Time | Country | Event | Period | Previous value | Forecast | Actual |
---|
00:30 | Australia | ANZ Job Advertisements (MoM) | October | -2.8% | | 6.2% |
00:30 | Japan | Manufacturing PMI | October | 51.5 | | 53.2 |
01:45 | China | Markit/Caixin Manufacturing PMI | October | 50 | 50 | 50.6 |
07:00 | Germany | Retail sales, real unadjusted, y/y | September | 0.4% | 1.8% | -0.9% |
07:00 | Germany | Retail sales, real adjusted | September | 1.2% | 0.6% | -2.5% |
During today's Asian trading, the US dollar consolidated against the euro, but rose against the pound, yen, as well as the Australian and New Zealand dollars.

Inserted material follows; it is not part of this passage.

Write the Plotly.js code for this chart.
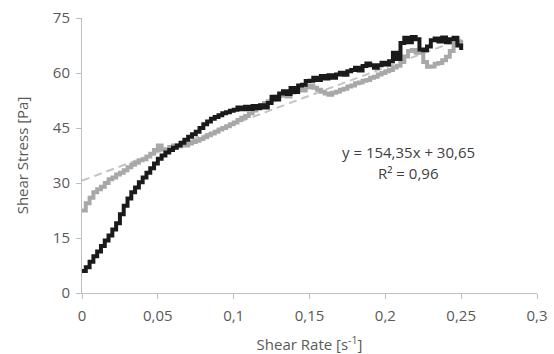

Most Asian currencies are getting cheaper against the dollar on data from China, analysts say.
The Purchasing Managers' Index (PMI) in China's industry in October fell to 49.2 points compared with 49.6 points in the previous month, the State Statistical Office reported. Thus, for the second month in a row, it is below the 50-point mark, which indicates a decline in activity in the sector. The indicator dropped below 50 level for the first time since February 2020, when it fell to a record low. Analysts predicted an increase in the index to 49.7 points.
At the parliamentary elections held in Japan on Sunday, the coalition of Japanese Prime Minister Fumio Kishida, having lost several seats, was able to maintain a majority in parliament, according to the election results. The Liberal Democratic Party of Kishida and its coalition partner, the Komeito Party, together won 293 of the 465 seats in the lower house of the country's parliament. The LDP lost 15 seats, but the 261 seats it won are an absolute majority - a level that allows the party and its ruling bloc to control all parliamentary committees and easily pass legislative initiatives through parliament.
The ICE index, which tracks the dynamics of the dollar against six currencies (euro, swiss franc, yen, canadian dollar, pound sterling and swedish krona), rose 0.18%.